Technology disruption represents a longer-term threat. Technological innovations may make existing products and production methods obsolete, and AI development by competitors may impair the company's ability to compete. Solid-state transformers and digital-only energy management platforms could bypass Powell’s hardware-centric model. Powell’s R&D spend lags larger rivals’ investment, potentially slowing adaptation to smart grid and IoT integration trends that are increasingly important in data center and utility applications.
Valuation Context: Premium for Quality and Growth
At $560.46 per share, Powell trades at 36.35 times trailing earnings and 6.11 times sales, with an enterprise value to EBITDA ratio of 27.10. These multiples place Powell at a premium to larger competitors: Eaton trades at 35.83 times earnings and 5.29 times sales, while ABB trades at 33.08 times earnings and 4.52 times sales. This valuation reflects the market’s recognition of Powell’s competitive margins and faster growth trajectory in targeted markets.
The price-to-free-cash-flow ratio of 42.13 and price-to-operating-cash-flow of 39.00 appear elevated but are supported by balance sheet quality. With zero debt, $500.8 million in cash (representing 7.3% of market capitalization), and a return on equity of 32.16%, Powell offers a rare combination of growth, profitability, and financial strength. The absence of leverage provides a valuation floor—unlike competitors with debt-to-equity ratios of 0.55-0.81, Powell faces no refinancing risk or interest rate pressure that could compress multiples.
Comparing valuation metrics across the competitive set reveals that investors are paying for quality and optionality. Schneider Electric’s lower P/E of 30.47 reflects its larger scale but also its recent profit decline despite revenue growth. Siemens trades at just 20.87 times earnings but with lower margins (13.03% operating margin) and slower organic growth. Powell’s premium multiple therefore appears justified by its niche dominance, margin expansion potential, and exposure to high-growth electrification trends that may not be fully captured in current earnings.
Conclusion: Execution at the Inflection Point
Powell Industries has reached a strategic inflection point where decade-long diversification efforts are translating into durable financial outperformance. The company’s ability to expand gross margins to 28.4% while shifting revenue mix toward utilities and data centers demonstrates that its custom-engineering moat and disciplined execution create tangible shareholder value. With a record $1.6 billion backlog providing multi-year visibility, zero debt offering strategic flexibility, and capacity expansions positioning the company to capture structural demand from AI infrastructure and LNG exports, the investment thesis appears well-supported.

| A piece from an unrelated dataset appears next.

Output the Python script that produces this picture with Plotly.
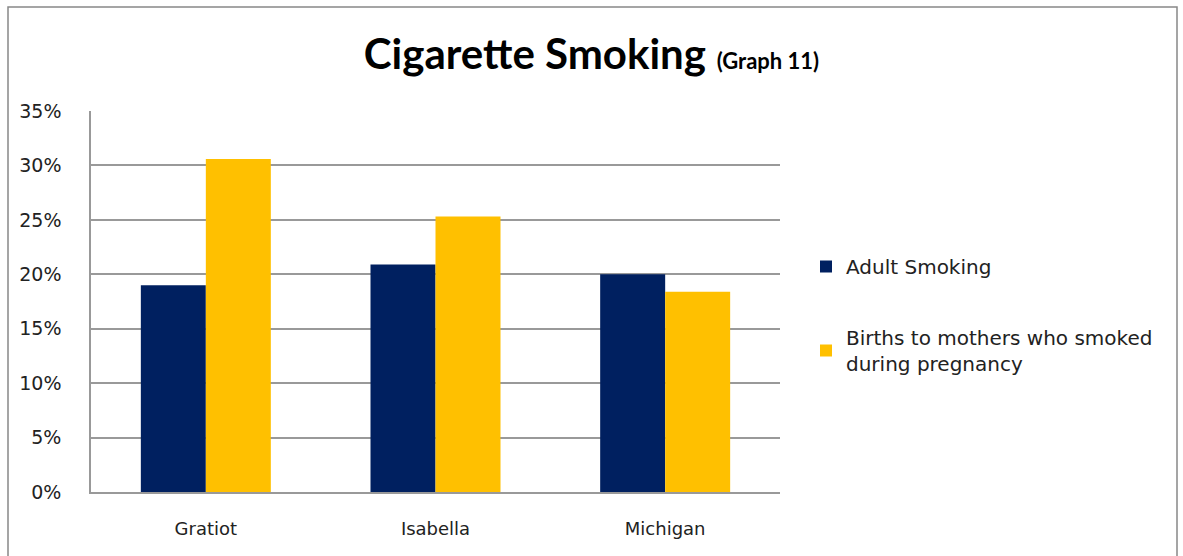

The central risk is execution at scale. Powell must simultaneously ramp production in new facilities, integrate the Remsdaq acquisition, develop next-generation products, and manage skilled labor shortages—all while maintaining the project execution quality that drove recent margin gains. If management can sustain upper-20s base margins while growing data center and utility revenue at 20%+ rates, the current valuation premium will compress through earnings growth. Conversely, any misstep on large projects or margin deterioration would expose the stock to significant downside given its elevated multiples. For investors, the key monitoring points will be quarterly margin trends, data center backlog growth, and progress on capacity expansion milestones—these will determine whether Powell’s transformation delivers sustained outperformance or proves to be a cyclical peak.